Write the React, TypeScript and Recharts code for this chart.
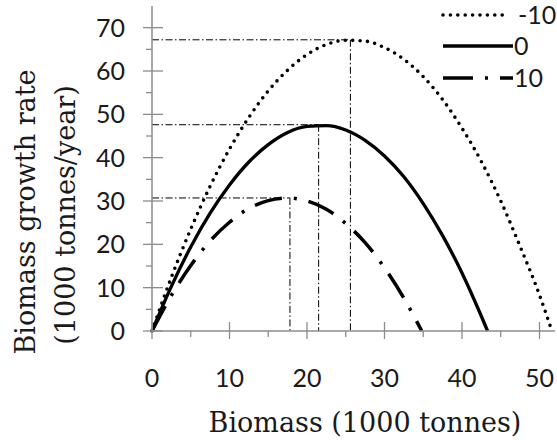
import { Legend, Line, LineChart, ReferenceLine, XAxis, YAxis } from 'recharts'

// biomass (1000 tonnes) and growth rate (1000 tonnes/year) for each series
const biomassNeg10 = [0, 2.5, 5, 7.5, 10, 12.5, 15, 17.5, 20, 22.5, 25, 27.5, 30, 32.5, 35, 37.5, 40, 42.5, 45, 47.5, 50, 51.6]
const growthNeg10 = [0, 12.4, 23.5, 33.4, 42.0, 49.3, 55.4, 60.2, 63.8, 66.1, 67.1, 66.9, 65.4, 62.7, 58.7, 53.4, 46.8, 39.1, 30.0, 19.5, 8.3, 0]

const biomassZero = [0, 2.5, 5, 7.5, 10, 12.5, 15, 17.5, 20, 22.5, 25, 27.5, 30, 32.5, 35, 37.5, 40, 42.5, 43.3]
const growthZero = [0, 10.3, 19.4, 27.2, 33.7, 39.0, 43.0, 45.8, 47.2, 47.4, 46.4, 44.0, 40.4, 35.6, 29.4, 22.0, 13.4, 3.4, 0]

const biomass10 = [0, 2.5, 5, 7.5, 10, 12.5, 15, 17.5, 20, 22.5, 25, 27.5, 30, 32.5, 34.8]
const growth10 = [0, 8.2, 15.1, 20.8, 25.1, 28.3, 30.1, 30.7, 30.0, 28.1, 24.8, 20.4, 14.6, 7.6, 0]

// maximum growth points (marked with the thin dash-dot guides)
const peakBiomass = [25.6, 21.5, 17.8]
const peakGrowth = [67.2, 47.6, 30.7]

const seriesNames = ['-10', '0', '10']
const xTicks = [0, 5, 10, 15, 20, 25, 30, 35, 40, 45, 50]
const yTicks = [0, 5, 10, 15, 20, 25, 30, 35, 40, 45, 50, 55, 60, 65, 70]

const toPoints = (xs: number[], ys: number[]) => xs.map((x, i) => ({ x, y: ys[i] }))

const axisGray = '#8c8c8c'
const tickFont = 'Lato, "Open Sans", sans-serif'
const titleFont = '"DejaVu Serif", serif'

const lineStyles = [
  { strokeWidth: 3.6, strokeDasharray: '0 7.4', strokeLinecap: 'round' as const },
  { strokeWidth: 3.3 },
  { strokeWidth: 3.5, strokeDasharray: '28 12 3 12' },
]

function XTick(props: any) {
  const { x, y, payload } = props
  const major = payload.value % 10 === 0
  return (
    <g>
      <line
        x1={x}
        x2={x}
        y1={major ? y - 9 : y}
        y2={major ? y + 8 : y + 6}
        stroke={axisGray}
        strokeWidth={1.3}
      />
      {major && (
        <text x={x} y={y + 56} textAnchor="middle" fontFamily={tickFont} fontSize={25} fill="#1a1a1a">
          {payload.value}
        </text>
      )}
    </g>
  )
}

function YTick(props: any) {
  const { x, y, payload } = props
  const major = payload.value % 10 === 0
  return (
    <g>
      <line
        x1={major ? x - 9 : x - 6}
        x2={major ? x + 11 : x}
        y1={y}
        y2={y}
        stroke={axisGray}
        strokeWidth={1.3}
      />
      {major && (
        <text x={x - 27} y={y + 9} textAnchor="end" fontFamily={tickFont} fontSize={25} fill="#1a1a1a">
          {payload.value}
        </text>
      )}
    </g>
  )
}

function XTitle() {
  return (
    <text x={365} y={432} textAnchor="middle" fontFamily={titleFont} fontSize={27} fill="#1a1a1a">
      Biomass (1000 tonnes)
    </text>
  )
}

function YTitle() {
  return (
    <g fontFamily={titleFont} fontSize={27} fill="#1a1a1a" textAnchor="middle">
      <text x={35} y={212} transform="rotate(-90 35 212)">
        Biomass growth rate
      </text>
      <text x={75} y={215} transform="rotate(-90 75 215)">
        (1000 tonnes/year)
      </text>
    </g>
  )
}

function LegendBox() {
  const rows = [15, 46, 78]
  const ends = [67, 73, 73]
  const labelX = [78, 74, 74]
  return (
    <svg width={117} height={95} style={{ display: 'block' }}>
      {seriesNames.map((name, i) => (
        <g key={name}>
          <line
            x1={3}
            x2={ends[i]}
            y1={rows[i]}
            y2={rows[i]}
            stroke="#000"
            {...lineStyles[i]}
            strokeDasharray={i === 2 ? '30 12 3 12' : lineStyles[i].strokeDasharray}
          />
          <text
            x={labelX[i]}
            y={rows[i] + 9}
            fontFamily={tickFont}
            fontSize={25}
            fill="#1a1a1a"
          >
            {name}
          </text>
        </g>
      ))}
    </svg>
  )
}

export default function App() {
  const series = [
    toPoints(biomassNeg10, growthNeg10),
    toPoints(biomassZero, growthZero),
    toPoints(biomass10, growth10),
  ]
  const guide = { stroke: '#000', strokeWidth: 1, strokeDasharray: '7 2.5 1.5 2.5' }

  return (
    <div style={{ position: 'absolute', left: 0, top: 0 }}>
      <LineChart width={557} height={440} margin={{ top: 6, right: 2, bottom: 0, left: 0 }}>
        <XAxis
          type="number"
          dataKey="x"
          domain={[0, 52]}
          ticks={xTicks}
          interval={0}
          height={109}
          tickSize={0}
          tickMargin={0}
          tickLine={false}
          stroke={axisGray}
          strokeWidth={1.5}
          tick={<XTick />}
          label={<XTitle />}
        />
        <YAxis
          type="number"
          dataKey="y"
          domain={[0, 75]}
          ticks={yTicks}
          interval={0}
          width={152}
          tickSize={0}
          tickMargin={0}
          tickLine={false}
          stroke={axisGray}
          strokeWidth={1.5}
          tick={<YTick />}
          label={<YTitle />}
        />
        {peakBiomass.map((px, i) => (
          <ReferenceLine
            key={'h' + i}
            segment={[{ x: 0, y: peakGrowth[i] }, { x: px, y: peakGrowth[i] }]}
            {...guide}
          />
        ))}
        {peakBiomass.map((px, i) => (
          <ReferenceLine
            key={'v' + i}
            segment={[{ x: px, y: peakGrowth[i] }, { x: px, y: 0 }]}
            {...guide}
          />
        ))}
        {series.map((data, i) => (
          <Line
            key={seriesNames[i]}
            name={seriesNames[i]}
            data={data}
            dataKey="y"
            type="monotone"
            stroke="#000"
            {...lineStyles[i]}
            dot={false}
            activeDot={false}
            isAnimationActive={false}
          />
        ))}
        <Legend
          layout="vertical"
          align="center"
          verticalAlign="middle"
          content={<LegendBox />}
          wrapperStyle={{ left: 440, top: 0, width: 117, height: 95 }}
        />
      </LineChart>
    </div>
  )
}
--
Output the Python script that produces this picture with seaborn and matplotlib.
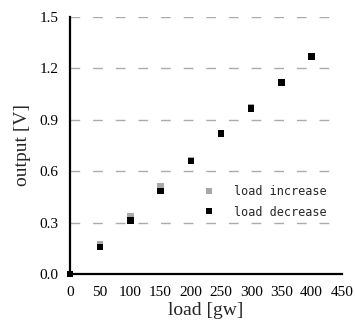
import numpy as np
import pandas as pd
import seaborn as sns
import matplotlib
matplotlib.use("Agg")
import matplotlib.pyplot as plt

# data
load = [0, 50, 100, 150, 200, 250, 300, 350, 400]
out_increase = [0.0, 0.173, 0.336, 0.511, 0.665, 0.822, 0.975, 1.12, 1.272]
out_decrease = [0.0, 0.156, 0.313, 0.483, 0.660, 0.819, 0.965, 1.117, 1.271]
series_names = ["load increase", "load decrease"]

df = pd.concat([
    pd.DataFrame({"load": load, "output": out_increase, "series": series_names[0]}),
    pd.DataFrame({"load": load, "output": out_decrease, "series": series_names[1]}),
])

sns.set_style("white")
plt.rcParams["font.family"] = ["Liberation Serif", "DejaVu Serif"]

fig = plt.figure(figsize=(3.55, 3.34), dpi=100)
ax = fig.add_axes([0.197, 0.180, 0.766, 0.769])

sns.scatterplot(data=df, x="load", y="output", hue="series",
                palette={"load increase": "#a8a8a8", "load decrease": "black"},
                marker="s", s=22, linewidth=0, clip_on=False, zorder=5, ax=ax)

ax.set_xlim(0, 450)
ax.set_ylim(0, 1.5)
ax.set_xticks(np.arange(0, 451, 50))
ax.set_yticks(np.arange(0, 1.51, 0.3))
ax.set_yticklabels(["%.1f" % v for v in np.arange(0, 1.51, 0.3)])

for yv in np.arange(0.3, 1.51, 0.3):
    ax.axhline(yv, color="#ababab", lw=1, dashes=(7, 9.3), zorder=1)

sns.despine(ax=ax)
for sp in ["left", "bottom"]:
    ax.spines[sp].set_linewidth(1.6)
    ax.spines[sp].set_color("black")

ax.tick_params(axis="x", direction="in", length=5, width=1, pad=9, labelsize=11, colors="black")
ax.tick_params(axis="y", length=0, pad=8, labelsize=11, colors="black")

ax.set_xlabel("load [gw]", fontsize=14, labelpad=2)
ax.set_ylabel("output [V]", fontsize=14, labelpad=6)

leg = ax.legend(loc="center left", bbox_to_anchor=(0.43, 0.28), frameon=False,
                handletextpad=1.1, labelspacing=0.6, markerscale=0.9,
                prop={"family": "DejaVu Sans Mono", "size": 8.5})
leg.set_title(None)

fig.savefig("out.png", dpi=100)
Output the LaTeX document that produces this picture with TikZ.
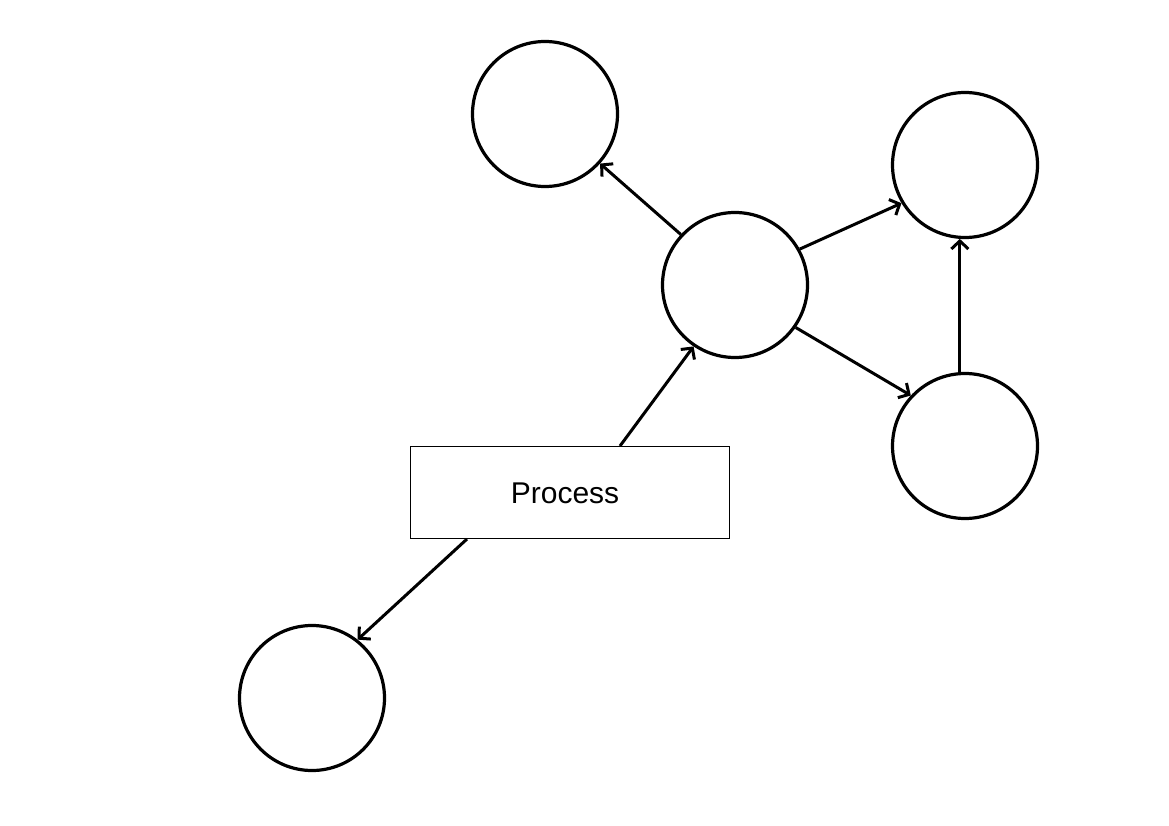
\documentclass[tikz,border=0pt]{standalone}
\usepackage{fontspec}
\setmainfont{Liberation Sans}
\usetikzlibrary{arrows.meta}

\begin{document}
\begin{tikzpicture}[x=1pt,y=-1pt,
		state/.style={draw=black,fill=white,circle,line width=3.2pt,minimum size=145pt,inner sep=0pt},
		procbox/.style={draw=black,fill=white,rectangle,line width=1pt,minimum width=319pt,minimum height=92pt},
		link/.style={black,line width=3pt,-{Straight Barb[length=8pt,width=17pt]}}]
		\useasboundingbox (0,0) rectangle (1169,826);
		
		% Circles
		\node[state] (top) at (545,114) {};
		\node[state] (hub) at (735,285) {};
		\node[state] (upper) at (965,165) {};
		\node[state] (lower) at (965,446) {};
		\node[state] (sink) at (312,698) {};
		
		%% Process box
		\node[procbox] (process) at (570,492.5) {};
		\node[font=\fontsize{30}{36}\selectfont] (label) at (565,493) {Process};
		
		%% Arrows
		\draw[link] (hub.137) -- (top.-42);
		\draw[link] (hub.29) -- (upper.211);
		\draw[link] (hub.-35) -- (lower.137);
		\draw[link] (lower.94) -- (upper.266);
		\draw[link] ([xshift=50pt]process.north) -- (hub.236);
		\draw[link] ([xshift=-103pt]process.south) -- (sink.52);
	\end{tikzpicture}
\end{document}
==
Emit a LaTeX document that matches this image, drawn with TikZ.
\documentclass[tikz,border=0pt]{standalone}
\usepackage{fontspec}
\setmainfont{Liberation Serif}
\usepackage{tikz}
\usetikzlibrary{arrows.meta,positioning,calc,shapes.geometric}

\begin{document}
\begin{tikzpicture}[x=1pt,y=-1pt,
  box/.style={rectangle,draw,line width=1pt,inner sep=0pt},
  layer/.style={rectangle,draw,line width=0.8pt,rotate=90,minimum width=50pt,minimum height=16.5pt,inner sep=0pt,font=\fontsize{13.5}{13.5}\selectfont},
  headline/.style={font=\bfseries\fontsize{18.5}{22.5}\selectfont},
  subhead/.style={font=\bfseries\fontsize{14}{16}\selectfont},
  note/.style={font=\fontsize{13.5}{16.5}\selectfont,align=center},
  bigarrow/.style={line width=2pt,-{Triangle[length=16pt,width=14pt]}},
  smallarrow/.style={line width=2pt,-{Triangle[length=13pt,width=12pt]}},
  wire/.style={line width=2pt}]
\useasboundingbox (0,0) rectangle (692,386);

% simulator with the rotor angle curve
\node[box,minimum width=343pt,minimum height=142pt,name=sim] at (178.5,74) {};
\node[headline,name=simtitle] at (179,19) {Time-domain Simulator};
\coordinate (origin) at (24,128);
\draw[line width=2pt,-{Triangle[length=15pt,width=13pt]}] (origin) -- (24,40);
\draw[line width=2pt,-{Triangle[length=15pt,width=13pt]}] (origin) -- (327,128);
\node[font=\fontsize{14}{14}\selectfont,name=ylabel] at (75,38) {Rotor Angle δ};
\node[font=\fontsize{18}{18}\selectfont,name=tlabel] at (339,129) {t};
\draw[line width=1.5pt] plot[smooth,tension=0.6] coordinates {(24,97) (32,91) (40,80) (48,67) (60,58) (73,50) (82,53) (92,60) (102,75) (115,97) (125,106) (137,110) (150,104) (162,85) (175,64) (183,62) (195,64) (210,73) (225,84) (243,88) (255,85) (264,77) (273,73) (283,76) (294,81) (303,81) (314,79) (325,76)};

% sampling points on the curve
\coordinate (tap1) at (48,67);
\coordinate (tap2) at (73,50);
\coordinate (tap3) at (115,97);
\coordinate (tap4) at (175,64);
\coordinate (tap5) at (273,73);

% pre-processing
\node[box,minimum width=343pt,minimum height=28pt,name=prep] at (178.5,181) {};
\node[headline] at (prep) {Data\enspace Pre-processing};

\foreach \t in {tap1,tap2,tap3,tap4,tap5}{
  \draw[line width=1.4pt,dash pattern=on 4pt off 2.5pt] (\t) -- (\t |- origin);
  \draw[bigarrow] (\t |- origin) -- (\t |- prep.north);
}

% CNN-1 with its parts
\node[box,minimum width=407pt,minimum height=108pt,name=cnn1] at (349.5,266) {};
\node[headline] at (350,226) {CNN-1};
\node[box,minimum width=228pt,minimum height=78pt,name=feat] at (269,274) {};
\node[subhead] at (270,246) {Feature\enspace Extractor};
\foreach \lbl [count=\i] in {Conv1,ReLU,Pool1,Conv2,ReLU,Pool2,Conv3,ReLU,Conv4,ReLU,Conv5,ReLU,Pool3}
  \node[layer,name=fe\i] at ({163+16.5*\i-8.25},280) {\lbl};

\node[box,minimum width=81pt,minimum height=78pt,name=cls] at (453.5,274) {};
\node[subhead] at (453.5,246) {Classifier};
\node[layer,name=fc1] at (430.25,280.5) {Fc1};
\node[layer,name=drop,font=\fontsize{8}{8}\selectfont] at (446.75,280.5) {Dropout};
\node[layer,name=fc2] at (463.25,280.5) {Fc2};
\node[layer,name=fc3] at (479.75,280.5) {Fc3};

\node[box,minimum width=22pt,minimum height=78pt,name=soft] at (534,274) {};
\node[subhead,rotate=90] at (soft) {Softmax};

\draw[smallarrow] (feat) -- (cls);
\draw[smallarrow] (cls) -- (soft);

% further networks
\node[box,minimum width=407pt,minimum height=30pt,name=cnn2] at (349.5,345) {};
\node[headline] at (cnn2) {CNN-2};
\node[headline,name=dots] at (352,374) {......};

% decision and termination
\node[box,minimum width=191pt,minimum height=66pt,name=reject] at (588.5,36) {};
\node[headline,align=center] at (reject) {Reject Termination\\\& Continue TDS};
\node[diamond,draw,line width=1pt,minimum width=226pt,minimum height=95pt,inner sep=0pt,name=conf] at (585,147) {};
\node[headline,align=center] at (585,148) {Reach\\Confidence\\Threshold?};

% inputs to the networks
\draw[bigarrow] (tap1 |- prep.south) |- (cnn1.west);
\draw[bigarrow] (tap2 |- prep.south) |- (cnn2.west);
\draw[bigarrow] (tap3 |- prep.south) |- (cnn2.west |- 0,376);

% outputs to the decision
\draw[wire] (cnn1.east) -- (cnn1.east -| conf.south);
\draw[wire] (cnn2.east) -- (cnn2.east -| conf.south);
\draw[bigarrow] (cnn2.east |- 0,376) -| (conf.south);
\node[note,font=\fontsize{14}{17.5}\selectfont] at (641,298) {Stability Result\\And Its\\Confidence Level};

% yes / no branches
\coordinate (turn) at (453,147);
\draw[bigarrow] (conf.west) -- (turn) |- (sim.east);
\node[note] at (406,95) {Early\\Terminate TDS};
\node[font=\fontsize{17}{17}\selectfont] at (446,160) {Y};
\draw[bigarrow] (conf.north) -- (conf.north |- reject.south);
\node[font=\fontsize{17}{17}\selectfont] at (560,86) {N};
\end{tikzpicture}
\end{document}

• _REQUEST_:
Give again, word for word, the part that opens with the line containing "Write the React, TypeScript" and closes with the one containing "19.5, 8.3, 0]". Include both of those lines and skip all pictures.

• _ANSWER TO THIS TASK_:
Write the React, TypeScript and Recharts code for this chart.
import { Legend, Line, LineChart, ReferenceLine, XAxis, YAxis } from 'recharts'

// biomass (1000 tonnes) and growth rate (1000 tonnes/year) for each series
const biomassNeg10 = [0, 2.5, 5, 7.5, 10, 12.5, 15, 17.5, 20, 22.5, 25, 27.5, 30, 32.5, 35, 37.5, 40, 42.5, 45, 47.5, 50, 51.6]
const growthNeg10 = [0, 12.4, 23.5, 33.4, 42.0, 49.3, 55.4, 60.2, 63.8, 66.1, 67.1, 66.9, 65.4, 62.7, 58.7, 53.4, 46.8, 39.1, 30.0, 19.5, 8.3, 0]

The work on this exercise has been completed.